The two sentences that a being referenced in the news reports read “The failed waterproofing is causing major structural damage to the concrete slab beneath these areas. Failure to replace the waterproofing in these area will cause the extent of the concrete deterioration to increase exponentially”. Those sentences are sort of buried in this section of page 7 of the report, amid lots of discussion about how difficult and expensive the repair will be, and they also mention that it’s a common issue in this type of structure.

Has any other similar structure ever collapsed because of slab deterioration caused by standing water? I’m curious, but I don’t really think that’s a foreseeable consequence of that type of problem.

I confess, if I read that in an engineering report, I d think……this could be a problem. The slab might become uneven and cause the tiles on the pool deck to crack and buckle. If the underside of the slab was exposed to the parking garage, dust and pebbles might crumble off and damage cars. But I would NEVER think —— this is a problem that might make the building fall down, and I would’ve rolled my eyes if anyone had suggested that.

I look forward to finding out what happened, but I’m not sure that this is the cause, I’m still skeptical that standing water on a concrete slab could cause enough deterioration to bring down the building.
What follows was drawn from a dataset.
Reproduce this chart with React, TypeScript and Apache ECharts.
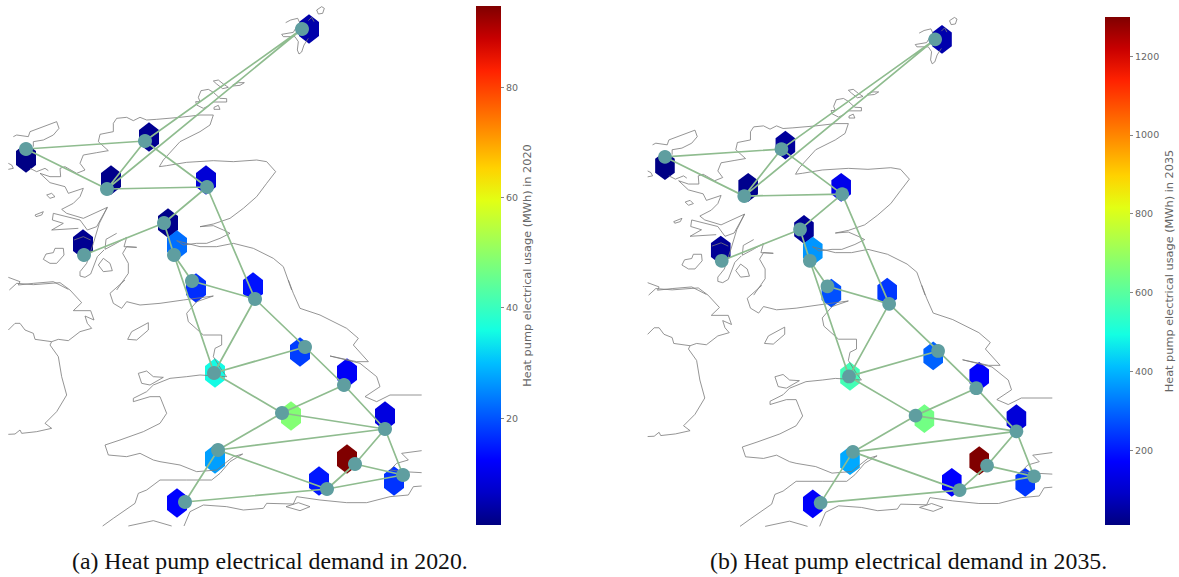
import React, { useEffect, useRef } from "react";
import * as echarts from "echarts";

const HEX_POS: number[][] = [
  [309, 29], [149, 137], [26, 158], [111, 180], [206, 180], [168, 223], [177, 245], [83, 244], [196, 288], [253, 287],
  [300, 352], [215, 373], [347, 373], [291, 416], [385, 416], [215, 459], [347, 459], [319, 481], [394, 481], [177, 503],
];
const VALUES_2020 = [4, 2, 1, 1.5, 8, 1.5, 22.5, 2, 16.5, 14, 18, 35.5, 11.5, 48.5, 9, 27, 94.7, 14.5, 17, 12.5];
const VALUES_2035 = [60, 40, 15, 25, 140, 35, 360, 35, 270, 240, 295, 565, 165, 640, 115, 385, 1299, 170, 240, 165];

const NODES: number[][] = [
  [302, 29], [145, 141], [26, 149], [107, 189], [207, 187], [164, 223], [174, 255], [84, 255], [192, 281], [255, 299],
  [305, 347], [214, 373], [344, 385], [282, 413], [385, 429], [218, 450], [355, 464], [327, 489], [403, 475], [185, 502],
];
const EDGES: number[][] = [
  [0, 1], [0, 3], [1, 2], [1, 3], [1, 4], [2, 3], [3, 4], [4, 5], [5, 6], [5, 7], [6, 8], [6, 11], [8, 9], [4, 9], [9, 11], [9, 10],
  [10, 11], [10, 12], [11, 13], [12, 13], [12, 14], [13, 14], [13, 15], [14, 15], [14, 16], [14, 18], [15, 17], [15, 19], [16, 17], [16, 18], [17, 18], [17, 19],
];

const COAST_NORTH: number[][][] = [
  [[857, 68], [872, 60], [893, 55], [900, 70], [890, 80], [880, 97], [845, 103], [850, 110], [885, 110], [895, 125], [892, 150], [897, 162], [905, 156], [912, 135], [925, 115]],
  [[925, 62], [935, 52], [942, 65]],
  [[950, 30], [965, 20], [973, 25], [968, 40], [955, 42], [950, 30]],
  [[640, 243], [655, 240], [670, 252], [685, 262], [668, 266], [650, 252], [640, 243]],
  [[698, 255], [715, 248], [733, 248], [720, 256], [698, 258]],
  [[595, 292], [603, 272], [625, 268], [640, 277], [660, 295], [680, 296], [680, 306], [640, 306], [625, 318], [610, 325], [590, 315], [587, 305], [600, 305], [595, 292]],
  [[642, 322], [655, 316], [660, 328], [642, 328], [642, 322]],
  [[40, 410], [50, 405], [85, 410], [90, 395], [170, 365], [177, 385], [160, 405], [130, 420], [100, 425], [100, 440]],
  [[25, 490], [35, 495], [40, 505], [25, 508]],
  [[90, 505], [110, 515], [135, 505], [145, 512]],
  [[640, 345], [600, 345], [540, 352], [470, 358], [440, 360], [420, 352], [400, 362], [380, 352], [350, 355], [340, 370], [340, 395], [300, 403], [295, 425], [325, 452], [290, 458], [250, 465], [240, 490], [255, 510], [230, 520], [195, 500], [180, 505], [182, 530], [150, 530], [120, 520], [150, 548], [195, 560], [205, 580], [250, 565], [240, 590], [220, 610], [185, 628], [200, 640], [250, 655], [322, 622], [290, 680], [262, 690], [240, 660], [160, 640], [157, 660], [190, 670], [155, 690], [235, 685]],
  [[640, 345], [630, 375], [600, 395], [540, 425], [490, 480], [478, 500], [500, 497], [560, 487], [640, 482], [700, 485], [770, 480], [800, 485], [827, 515], [800, 550], [770, 590], [730, 625], [690, 655], [640, 672], [600, 680], [640, 677], [670, 690], [690, 700], [660, 715], [620, 730], [590, 730], [550, 735], [530, 722], [560, 730], [600, 740], [650, 740], [700, 730], [760, 745], [820, 775], [850, 800], [875, 870]],
  [[130, 778], [138, 762], [160, 758], [165, 745], [190, 745], [192, 765], [170, 790], [150, 790], [130, 778]],
  [[222, 720], [250, 710], [272, 720]],
  [[350, 700], [318, 718], [315, 748], [345, 732], [380, 712], [372, 740], [410, 742], [380, 740], [368, 760], [385, 790], [385, 820], [350, 870]],
  [[322, 622], [298, 670], [280, 730], [260, 790], [240, 815], [240, 828], [255, 832], [272, 822], [292, 770], [312, 750]],
  [[295, 795], [310, 775], [330, 790], [337, 812], [310, 815], [295, 795]],
  [[140, 585], [155, 580], [165, 590], [150, 595], [140, 585]],
  [[105, 645], [130, 635], [125, 645], [108, 650], [105, 645]],
  [[25, 832], [60, 845], [55, 855], [100, 850], [160, 845], [205, 868]],
];
const COAST_SOUTH: number[][][] = [
  [[28, 30], [50, 10], [100, 14], [180, 8], [210, 30], [245, 68], [220, 92], [272, 92], [282, 120], [255, 108], [262, 130], [275, 145], [240, 155], [205, 182], [175, 178], [155, 185], [105, 178], [100, 160], [75, 150], [60, 130], [45, 130], [25, 150]],
  [[155, 185], [150, 195], [175, 230], [185, 290], [200, 345], [170, 395], [135, 430], [155, 445], [110, 455], [65, 460], [60, 450], [45, 462], [25, 463]],
  [[375, 0], [330, 40], [340, 70], [365, 85], [380, 65], [420, 75], [480, 70], [550, 60], [640, 48], [590, 65], [560, 100], [565, 125], [610, 165], [665, 165], [665, 195], [645, 205], [640, 230], [665, 270], [680, 290], [600, 285], [560, 290], [510, 295], [460, 315], [440, 335], [400, 355], [400, 365], [450, 350], [480, 350], [490, 375], [500, 400], [480, 430], [430, 455], [360, 480], [315, 495], [325, 525], [380, 530], [420, 520], [460, 540], [480, 545], [540, 555], [590, 575], [650, 570], [700, 530], [728, 522], [690, 545], [660, 580], [635, 600], [560, 600], [480, 600], [440, 630], [415, 640], [405, 670], [340, 715], [308, 738]],
  [[383, 178], [395, 155], [445, 128], [445, 150], [410, 180], [383, 178]],
  [[415, 280], [440, 273], [460, 290], [490, 292], [450, 315], [425, 310], [415, 280]],
  [[385, 738], [460, 722], [515, 738]],
  [[552, 738], [570, 695], [610, 675], [680, 680], [730, 690], [790, 685], [800, 670], [880, 672], [890, 650], [960, 660], [1040, 668], [1100, 668], [1170, 650], [1225, 645], [1240, 620], [1265, 618]],
  [[858, 680], [895, 668], [930, 680], [900, 692], [858, 680]],
  [[1265, 512], [1205, 520], [1225, 540], [1190, 550], [1170, 570], [1210, 575], [1265, 578]],
  [[865, 0], [880, 40], [900, 85], [960, 105], [1040, 145], [1075, 175], [1060, 195], [1105, 245], [1070, 245], [990, 228], [1080, 250], [1130, 290], [1140, 320], [1095, 350], [1130, 365], [1170, 345], [1265, 345]],
];

const JET = ["#000080", "#0000c8", "#0000ff", "#0040ff", "#0080ff", "#00bfff", "#14ffe2", "#48ffaf", "#7bff7b", "#afff48", "#e2ff14", "#ffd200", "#ff9600", "#ff5c00", "#ff2200", "#c80000", "#800000"];

const TICKS_2020 = [20, 40, 60, 80];
const TICKS_2035 = [200, 400, 600, 800, 1000, 1200];
const RANGE_2020 = [0.6, 94.7];
const RANGE_2035 = [10, 1299];
const CAPTIONS = ["(a) Heat pump electrical demand in 2020.", "(b) Heat pump electrical demand in 2035."];
const BAR_NAMES = ["Heat pump electrical usage (MWh) in 2020", "Heat pump electrical usage (MWh) in 2035"];

const HEX = "path://M10,0 L20,7.5 L20,21.5 L10,29 L0,21.5 L0,7.5 Z";
const MAP_W = 460;
const MAP_H = 530;
const INK = "#666666";

function flatten(lines: number[][][], f: (p: number[]) => number[]) {
  const out: any[] = [];
  lines.forEach((l) => {
    l.forEach((p) => out.push(f(p)));
    out.push(["-", "-"]);
  });
  return out;
}
const coastData = [
  ...flatten(COAST_NORTH, ([x, y]) => [x / 3, y / 3]),
  ...flatten(COAST_SOUTH, ([x, y]) => [x / 3, 280 + y / 3]),
];
const edgeData = flatten(EDGES.map(([a, b]) => [NODES[a], NODES[b]]), (p) => p);

function mapSeries(i: number, values: number[], k: number) {
  return [
    { type: "scatter", xAxisIndex: i, yAxisIndex: i, z: 2, symbol: HEX, symbolSize: [20 * k, 29.3 * k], data: HEX_POS.map((p, j) => [p[0], p[1], values[j]]), itemStyle: { opacity: 1 }, silent: true },
    { type: "line", xAxisIndex: i, yAxisIndex: i, z: 3, symbol: "none", connectNulls: false, data: coastData, lineStyle: { color: "#7a7a7a", width: 0.8 }, silent: true },
    { type: "line", xAxisIndex: i, yAxisIndex: i, z: 4, symbol: "none", connectNulls: false, data: edgeData, lineStyle: { color: "#8fbc8f", width: 1.7 }, silent: true },
    { type: "scatter", xAxisIndex: i, yAxisIndex: i, z: 5, symbol: "circle", symbolSize: 14 * k, data: NODES, itemStyle: { color: "#5f9ea0", opacity: 1 }, silent: true },
  ];
}

function barSeries(i: number, max: number) {
  const grad = new echarts.graphic.LinearGradient(0, 1, 0, 0, JET.map((color, n) => ({ offset: n / (JET.length - 1), color })));
  return { type: "bar", xAxisIndex: i, yAxisIndex: i, barWidth: "100%", data: [max], itemStyle: { color: grad, opacity: 1 }, silent: true };
}

function barAxes(i: number, range: number[], ticks: number[], name: string, gap: number) {
  return {
    x: { type: "category", gridIndex: i, data: ["c"], show: false },
    y: {
      type: "value", gridIndex: i, position: "right", min: range[0], max: range[1],
      splitLine: { show: false }, axisLine: { show: false },
      axisTick: { show: true, length: 3, customValues: ticks, lineStyle: { color: INK, width: 0.8 } },
      axisLabel: { show: true, customValues: ticks, margin: 5, color: INK, fontFamily: "DejaVu Sans", fontSize: 9.5, formatter: (v: number) => String(v) },
      name, nameLocation: "middle", nameRotate: 90, nameGap: gap,
      nameTextStyle: { color: INK, fontFamily: "DejaVu Sans", fontSize: 11.3 },
    },
  };
}

export default function App() {
  const ref = useRef<HTMLDivElement>(null);
  useEffect(() => {
    document.body.style.margin = "0";
    const chart = echarts.init(ref.current!, undefined, { renderer: "svg" });
    const bar0 = barAxes(2, RANGE_2020, TICKS_2020, BAR_NAMES[0], 20);
    const bar1 = barAxes(3, RANGE_2035, TICKS_2035, BAR_NAMES[1], 34);
    const hidden = (gridIndex: number, max: number, inverse: boolean) => ({ type: "value", gridIndex, min: 0, max, inverse, show: false, splitLine: { show: false } });
    const capStyle = { fontFamily: "Liberation Serif", fontSize: 23.8, fontWeight: "normal", color: "#111" };
    chart.setOption({
      animation: false,
      backgroundColor: "#ffffff",
      title: [
        { text: CAPTIONS[0], left: 72, top: 549, textStyle: capStyle, padding: 0 },
        { text: CAPTIONS[1], left: 710, top: 549, textStyle: capStyle, padding: 0 },
      ],
      grid: [
        { left: 0, top: 0, width: MAP_W, height: MAP_H },
        { left: 639.5, top: 10.9, width: MAP_W * 0.979, height: MAP_H * 0.98 },
        { left: 476, top: 6, width: 25, height: 519 },
        { left: 1105, top: 17, width: 25, height: 508 },
      ],
      xAxis: [hidden(0, MAP_W, false), hidden(1, MAP_W, false), bar0.x, bar1.x],
      yAxis: [hidden(0, MAP_H, true), hidden(1, MAP_H, true), bar0.y, bar1.y],
      visualMap: [
        { show: false, type: "continuous", seriesIndex: 0, dimension: 2, min: RANGE_2020[0], max: RANGE_2020[1], inRange: { color: JET } },
        { show: false, type: "continuous", seriesIndex: 4, dimension: 2, min: RANGE_2035[0], max: RANGE_2035[1], inRange: { color: JET } },
      ],
      series: [
        ...mapSeries(0, VALUES_2020, 1),
        ...mapSeries(1, VALUES_2035, 0.98),
        barSeries(2, RANGE_2020[1]),
        barSeries(3, RANGE_2035[1]),
      ],
    });
    return () => chart.dispose();
  }, []);
  return <div ref={ref} style={{ position: "absolute", left: 0, top: 0, width: 1179, height: 577 }} />;
}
It’s just that this is a common problem, unlike buildings falling down.

As was mentioned, POTS is Plain Old Telephone Service. For any youngsters out there, these are the older phones which had a telephone wire that plugged into a telephone port in the wall. They don’t have a normal electrical plug. They get their power from the telephone line. The telephone wires are run independently from electrical lines. If a telephone wire stayed intact during the collapse, it’s possible that an older style phone is still getting power. I would expect that the responders would do stuff like cut off electricity and gas for safety reasons, but they wouldn’t really need to worry about the telephone lines. They have such little power on them that there’s no real risk of getting shocked.

Thanks.

It could also be the water from the firefighting efforts pooling there, whether or not pool water is also involved. Probably not in the forefront of most people’s minds, but one of the gravest dangers in combatting a major fire at sea is not simply the danger from the fire itself, or the smoke, but from all the water being pumped into compartments not meant to be occupied by large amounts of water affecting stability. Which is to say that whatever water gets used for firefighting will end up somewhere, probably not far from where the fire is. Pooling in the lower-level parking areas sounds about right.

Jackmannii:
That law firm is boasting on its website that it’s the first to file suit over the collapse.

My brother the lawyer:
Everybody hates lawyers until they need one.

I suspect the city is going to own this when the dust settles. I would place my money on red (or in this case a park).

That would be ideal.

But most POTS-line phones do not have fancy features like directories and redial. Most of them. A portable handset, though, might have enough battery to transmit to the base, which might have enough POTS-line juice to relay the call. Presumably the handset would have gotten separated from the base, otherwise it could not make calls (every handset I have ever owned hangs up when set on the base).

I had a POTS phone that had redial and directories, powered by AA batteries inside the phone. Did not require mains power. About 20 years ago…

No, most of them do have redial, memory, and speed dial. Most of them use alkaline batteries to power those electronics with battery life of months or even years. Some features may work even without batteries.

AT&T CL2909, for example, available for overnight delivery from Amazon, and probably in stock at your local Staples. Manual doesn’t list redial as one of the features that don’t work without batteries installed.

I still have one in my bedroom.You access the “directory” by hitting one of 10 physical buttons. At some point, I would guess most of them did.